Deutschtown Music Festival Artist Spotlight–Gator Shakes

Part 8 of the 2019 Deutschtown Music Festival In Review

Gator Shakes are a metalcore band from Pittsburgh; they play loudly and aggressively, as any metal band should. Not sure if their band name refers to the tremors of alcoholic alligators that have gone cold turkey or to a refreshing smoothie made out of alligators. Either would be metal as fuck.
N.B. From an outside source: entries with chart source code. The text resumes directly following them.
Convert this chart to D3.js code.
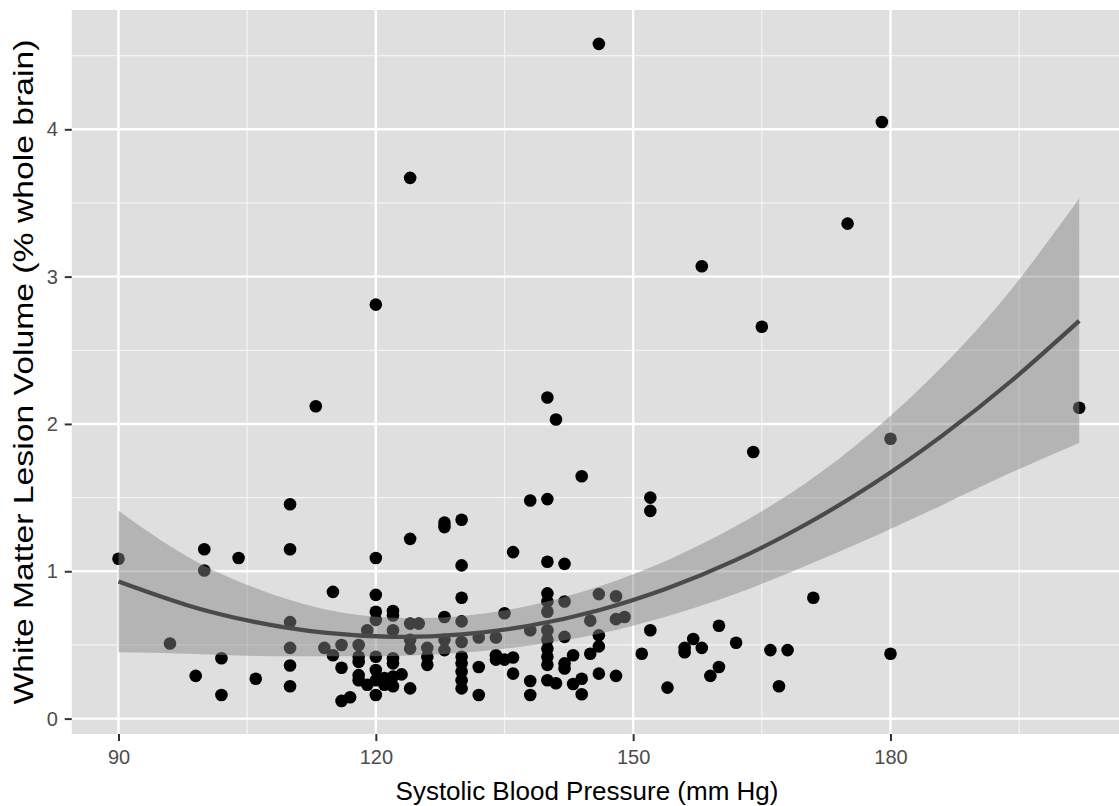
<!DOCTYPE html>
<html>
<head>
<meta charset="utf-8">
<script src="https://cdn.jsdelivr.net/npm/d3@7"></script>
<style>
  html, body { margin: 0; padding: 0; background: #ffffff; }
  svg { display: block; }
</style>
</head>
<body>
<svg id="chart" width="1119" height="806"></svg>
<script>
// ---- data ----
const sbp = [90,96,99,100,100,102,102,104,106,110,110,110,110,110,110,113,114,115,115,116,116,116,117,118,118,118,118,118,119,119,
  120,120,120,120,120,120,120,120,120,121,121,122,122,122,122,122,122,122,123,124,124,124,124,124,124,125,126,126,126,
  128,128,128,128,128,130,130,130,130,130,130,130,130,130,130,132,132,132,134,134,134,135,135,136,136,136,
  138,138,138,138,140,140,140,140,140,140,140,140,140,140,140,140,141,141,142,142,142,142,142,143,143,144,144,144,
  145,145,146,146,146,146,146,148,148,148,149,151,152,152,152,154,156,156,157,158,158,159,160,160,162,164,165,166,167,168,
  171,175,179,180,180,202];
const wmlv = [1.085,0.51,0.29,1.15,1.005,0.41,0.16,1.09,0.27,1.455,1.15,0.655,0.48,0.36,0.22,2.12,0.48,0.86,0.43,0.50,0.345,0.12,0.145,0.50,0.42,0.385,0.295,0.26,0.60,0.23,
  2.81,1.09,0.84,0.725,0.67,0.42,0.33,0.26,0.16,0.275,0.23,0.73,0.70,0.60,0.41,0.375,0.285,0.22,0.30,3.67,1.22,0.645,0.535,0.475,0.205,0.645,0.48,0.42,0.365,
  1.33,1.30,0.69,0.535,0.465,1.35,1.04,0.82,0.66,0.52,0.42,0.375,0.32,0.26,0.205,0.55,0.35,0.16,0.55,0.43,0.40,0.715,0.40,1.13,0.415,0.305,
  1.48,0.60,0.255,0.16,2.18,1.49,1.065,0.85,0.795,0.725,0.60,0.535,0.475,0.42,0.365,0.26,2.03,0.24,1.05,0.795,0.555,0.375,0.34,0.43,0.235,1.645,0.27,0.165,
  0.665,0.44,4.58,0.845,0.565,0.49,0.305,0.83,0.675,0.29,0.69,0.44,1.50,1.41,0.60,0.21,0.48,0.45,0.54,3.07,0.48,0.29,0.63,0.35,0.515,1.81,2.66,0.465,0.22,0.465,
  0.82,3.36,4.05,1.90,0.44,2.11];

// fitted curve and its confidence band, read at several x positions
const fitX     = [90, 98, 106, 114, 122, 130, 138, 146, 154, 162, 170, 178, 186, 194, 202];
const fitY     = [0.93, 0.77, 0.655, 0.583, 0.555, 0.572, 0.632, 0.736, 0.885, 1.077, 1.314, 1.594, 1.919, 2.288, 2.70];
const fitLower = [0.45, 0.44, 0.425, 0.423, 0.425, 0.447, 0.497, 0.576, 0.695, 0.847, 1.034, 1.234, 1.449, 1.668, 1.87];
const fitUpper = [1.41, 1.10, 0.885, 0.743, 0.685, 0.697, 0.767, 0.896, 1.075, 1.307, 1.594, 1.954, 2.389, 2.908, 3.53];

const xTicks = [90, 120, 150, 180];
const xMinor = [105, 135, 165, 195];
const yTicks = [0, 1, 2, 3, 4];
const yMinor = [0.5, 1.5, 2.5, 3.5, 4.5];
const xTitle = "Systolic Blood Pressure (mm Hg)";
const yTitle = "White Matter Lesion Volume (% whole brain)";

// ---- drawing ----
const svg = d3.select("#chart");
const W = 1119, H = 806;
const x = d3.scaleLinear().domain([90, 180]).range([118.5, 890.5]);
const y = d3.scaleLinear().domain([0, 4]).range([718.6, 129.3]);

const xLo = 84.55, xHi = 210, yLo = -0.105, yHi = 4.81;
const pL = x(xLo), pR = Math.min(W, x(xHi)), pT = y(yHi), pB = y(yLo);

svg.append("defs").append("clipPath").attr("id", "clip")
  .append("rect").attr("x", pL).attr("y", pT).attr("width", pR - pL).attr("height", pB - pT);

svg.append("rect").attr("x", pL).attr("y", pT).attr("width", pR - pL).attr("height", pB - pT)
  .attr("fill", "#dfdfdf");

const grid = svg.append("g").attr("clip-path", "url(#clip)");
grid.selectAll(".xmin").data(xMinor).enter().append("line")
  .attr("x1", d => x(d)).attr("x2", d => x(d)).attr("y1", pT).attr("y2", pB)
  .attr("stroke", "#f4f4f4").attr("stroke-width", 1.2);
grid.selectAll(".ymin").data(yMinor).enter().append("line")
  .attr("y1", d => y(d)).attr("y2", d => y(d)).attr("x1", pL).attr("x2", pR)
  .attr("stroke", "#f4f4f4").attr("stroke-width", 1.2);
grid.selectAll(".xmaj").data(xTicks).enter().append("line")
  .attr("x1", d => x(d)).attr("x2", d => x(d)).attr("y1", pT).attr("y2", pB)
  .attr("stroke", "#ffffff").attr("stroke-width", 2.4);
grid.selectAll(".ymaj").data(yTicks).enter().append("line")
  .attr("y1", d => y(d)).attr("y2", d => y(d)).attr("x1", pL).attr("x2", pR)
  .attr("stroke", "#ffffff").attr("stroke-width", 2.4);

const plot = svg.append("g").attr("clip-path", "url(#clip)");
const pts = sbp.map((v, i) => ({x: v, y: wmlv[i]}));
plot.selectAll("circle").data(pts).enter().append("circle")
  .attr("cx", d => x(d.x)).attr("cy", d => y(d.y)).attr("r", 6.3)
  .attr("fill", "#000000");

const band = fitX.map((v, i) => ({x: v, f: fitY[i], lo: fitLower[i], hi: fitUpper[i]}));
plot.append("path").datum(band)
  .attr("d", d3.area().x(d => x(d.x)).y0(d => y(d.lo)).y1(d => y(d.hi)).curve(d3.curveNatural))
  .attr("fill", "#858585").attr("fill-opacity", 0.48);
plot.append("path").datum(band)
  .attr("d", d3.line().x(d => x(d.x)).y(d => y(d.f)).curve(d3.curveNatural))
  .attr("fill", "none").attr("stroke", "#4a4a4a").attr("stroke-width", 4.2);

// axes
const font = "'Liberation Sans', Arial, Helvetica, sans-serif";
const xAxis = svg.append("g").attr("transform", `translate(0,${pB})`)
  .call(d3.axisBottom(x).tickValues(xTicks).tickSize(7).tickPadding(9).tickFormat(d3.format("d")));
const yAxis = svg.append("g").attr("transform", `translate(${pL},0)`)
  .call(d3.axisLeft(y).tickValues(yTicks).tickSize(7).tickPadding(7).tickFormat(d3.format("d")));
[xAxis, yAxis].forEach(a => {
  a.select(".domain").remove();
  a.selectAll(".tick line").attr("stroke", "#333333").attr("stroke-width", 2);
  a.selectAll(".tick text").attr("fill", "#4d4d4d").style("font-family", font).style("font-size", "20px");
});

svg.append("text").attr("x", 587).attr("y", 800).attr("text-anchor", "middle")
  .style("font-family", font).style("font-size", "26px").attr("fill", "#000")
  .text(xTitle);
svg.append("text").attr("transform", `translate(33,${(pT + pB) / 2}) rotate(-90)`)
  .attr("text-anchor", "middle")
  .attr("textLength", 665).attr("lengthAdjust", "spacingAndGlyphs")
  .style("font-family", font).style("font-size", "27px").attr("fill", "#000")
  .text(yTitle);
</script>
</body>
</html>
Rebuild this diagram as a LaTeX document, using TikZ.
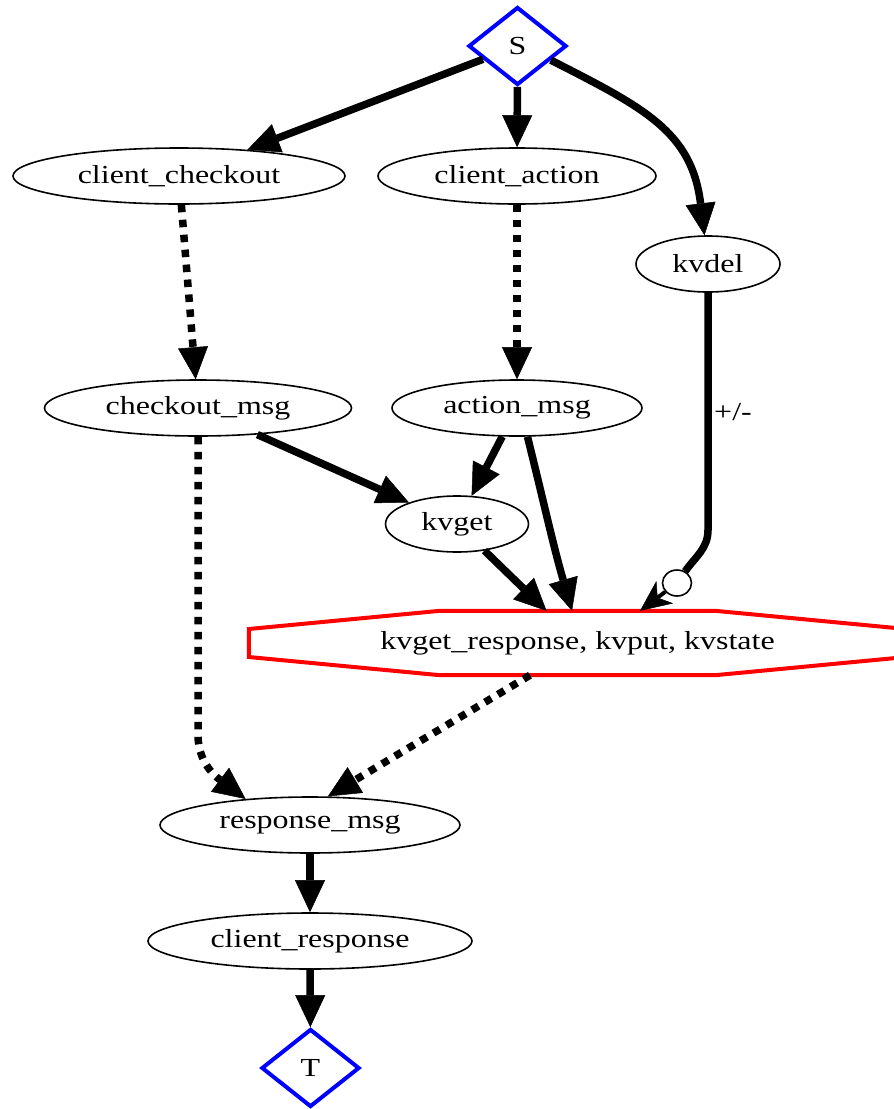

On the way back to the Deutschtown Music Festival’s epicenter from the dusty, remote parking lot of Threadbare Cider House (where Bonnie and the Mere Mortals had just shimmered and yeehawed), I stopped back at St. Mary’s Lyceum, where I knew Gator Shakes would be playing a 7pm set in the basement. I was tipped off about the band thanks to an article in the PGH City Paper, and since I had already seen hip-hop, funk, R&B, and countrygaze(?) shows that day, I decided that some earsplitting metal would be just the thing. Even so, my ears were not prepared.

Since I hadn’t actually listened to Gator Shakes’ music before that day, I wasn’t sure if they were a Metallica-style singing band or a lung-shredding, “This vocalist sounds like he’s going to die” band. This was cleared up during soundcheck, when frontman Jake Morgan was testing his mic; “Check…check…check…check CHECK CHYEEEAAAAHHHK!” The intensity only ratcheted up from there.

I didn’t take any pictures (as noted in the intro to the DMF 2019 feature), so here’s an alligator!

I’m not sure if it was the linoleum floors of the St. Mary basement, my position relative to one or more speakers, or what, but Gator Shakes put on the loudest damn show I’ve ever seen. Some of Morgan’s higher-pitched shrieks felt like nails driving into my eardrums; the same was true for guitarist Joshua Bradley’s rapidly-picked, atonal fills and drummer Cody Schillo’s thunderous crash cymbal hits. And it was awesome. It’s not often that I viscerally feel a concert, but that was the case on this fine Saturday evening. My hearing didn’t fully recover until halfway through the week.

Musically, the band is tight, alternating between rapid, hardcore-inspired passages full of knotty riffage and meaty bass (courtesy of Chris Barbour), and chugging, rhythmic breakdowns. You can get a sense of the band’s sound by listening to their first single, “Traitor to the Cause,” released in May. Despite the temporary deafness that resulted from seeing Gator Shakes, I look forward to hearing more from them in the future.